Density functional theory for superconductors (SCDFT) is one of the first-principles methods to compute Tc, and it can treat the electron-phonon interaction, electronic Coulomb interaction, and spin fluctuation (SF) fully non-empirically. This method has been applied to mainly the phonon-mediated superconductors. For example, SCDFT is used to reveal the origin of the multiband superconductivity in MgB2, the relationship between the structure and Tc of hydrogen sulfides. We plan to apply this method to a wide variety of materials and accelerate the first-principles exploration of superconductors. For this purpose, we are developing an open-source software Superconducting-Toolkit (SCTK) [1], and release that software on the Web.

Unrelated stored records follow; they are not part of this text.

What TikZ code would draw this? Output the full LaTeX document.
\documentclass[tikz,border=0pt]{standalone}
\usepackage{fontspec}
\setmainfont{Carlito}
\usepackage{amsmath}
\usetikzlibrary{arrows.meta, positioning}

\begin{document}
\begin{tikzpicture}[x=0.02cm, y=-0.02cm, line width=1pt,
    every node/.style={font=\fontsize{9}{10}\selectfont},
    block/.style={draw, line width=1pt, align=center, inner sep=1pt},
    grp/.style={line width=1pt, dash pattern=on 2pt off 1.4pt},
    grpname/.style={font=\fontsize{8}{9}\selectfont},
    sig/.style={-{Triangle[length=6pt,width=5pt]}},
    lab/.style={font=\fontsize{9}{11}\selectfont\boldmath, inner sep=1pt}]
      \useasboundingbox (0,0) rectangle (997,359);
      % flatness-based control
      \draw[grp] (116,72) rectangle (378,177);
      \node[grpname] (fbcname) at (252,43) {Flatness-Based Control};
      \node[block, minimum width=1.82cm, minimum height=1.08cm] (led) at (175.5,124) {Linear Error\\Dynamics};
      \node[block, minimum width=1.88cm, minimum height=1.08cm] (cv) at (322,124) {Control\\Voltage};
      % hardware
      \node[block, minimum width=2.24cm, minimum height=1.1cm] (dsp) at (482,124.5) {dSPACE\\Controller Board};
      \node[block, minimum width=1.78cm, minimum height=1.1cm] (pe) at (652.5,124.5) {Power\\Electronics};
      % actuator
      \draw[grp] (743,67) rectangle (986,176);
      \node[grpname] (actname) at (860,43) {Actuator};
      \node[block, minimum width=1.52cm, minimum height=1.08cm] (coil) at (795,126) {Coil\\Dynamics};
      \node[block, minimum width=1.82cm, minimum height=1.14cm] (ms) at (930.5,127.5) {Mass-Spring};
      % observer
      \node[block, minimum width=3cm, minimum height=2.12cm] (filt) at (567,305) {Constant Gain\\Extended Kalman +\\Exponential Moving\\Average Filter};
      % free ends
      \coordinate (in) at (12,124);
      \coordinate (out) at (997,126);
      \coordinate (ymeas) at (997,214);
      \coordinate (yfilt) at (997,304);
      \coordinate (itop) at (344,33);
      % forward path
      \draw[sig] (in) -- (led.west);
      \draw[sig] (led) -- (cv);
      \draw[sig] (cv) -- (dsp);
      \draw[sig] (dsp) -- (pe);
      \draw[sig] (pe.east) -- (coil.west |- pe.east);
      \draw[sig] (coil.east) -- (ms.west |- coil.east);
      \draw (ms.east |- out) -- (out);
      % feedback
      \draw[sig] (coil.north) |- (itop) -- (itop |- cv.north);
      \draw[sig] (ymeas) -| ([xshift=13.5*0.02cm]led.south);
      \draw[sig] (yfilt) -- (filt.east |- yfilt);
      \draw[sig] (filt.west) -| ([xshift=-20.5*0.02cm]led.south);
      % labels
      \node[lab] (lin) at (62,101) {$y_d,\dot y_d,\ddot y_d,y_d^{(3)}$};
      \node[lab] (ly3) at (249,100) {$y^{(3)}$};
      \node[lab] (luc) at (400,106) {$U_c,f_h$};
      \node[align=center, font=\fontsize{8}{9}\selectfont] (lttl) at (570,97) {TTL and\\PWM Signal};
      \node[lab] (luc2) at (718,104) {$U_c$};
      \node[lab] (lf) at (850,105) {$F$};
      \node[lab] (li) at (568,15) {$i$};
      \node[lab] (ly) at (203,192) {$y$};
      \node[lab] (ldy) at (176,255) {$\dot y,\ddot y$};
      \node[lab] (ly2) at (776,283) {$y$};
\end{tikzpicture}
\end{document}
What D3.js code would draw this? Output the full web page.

Also, we perform a benchmark to the simplest superconductors and non-superconductors, namely 35 elemental metals [2]; we formulate a method to treat SF together with the spin-orbit interaction (SOI) and investigate these two effects on Tc (see figure). This benchmark will be a milestone for exploring superconductors with high-throughput computations and methodological improvements in the future.

Tc results Calculated and experimental Tc (from Ref. [2])

Other than Tc, SCDFT can obtain the superconducting gap of the Bogoliumv-de-Gennes-Kohn-Sham system. Although this gap function is not guaranteed to be identical to the gap observed in the experiments, such as the tunneling conductance and ultrasonic attenuation, it is empirically known that such an SCDFT gap is used for a qualitative analysis of weak-coupling superconductors. As an example of such an analysis, the gap function of MgB2 has different values for each Fermi surface as expected by experiments. This multi-band superconductivity comes from the fact that each Fermi surface consists of different electronic bonding states, and the band with stronger electron-phonon interaction has a larger superconducting gap function. Also in YNi2B2C, anisotropic superconducting gaps appears because of the variation of the character of electronic states on Fermi surfaces. In this case, the gap function varies continuously on a Fermi surface; we revealed that this varying gap function is negatively correlated to the contribution from Ni d states to the Kohn-Sham orbitals [3].

  1. “Superconducting-Toolkit Web page”, SCTK developers.
  2. "Benchmark of density functional theory for superconductors in elemental materials", M. Kawamura, Y. Hizume, and T. Ozaki, Phys. Rev. B 101, 134511 (2020).
  3. "Anisotropic superconducting gaps in YNi2B2C: A first-principles investigation", M. Kawamura, R. Akashi, and S. Tsuneyuki, Phys. Rev. B 95, 054506 (2017).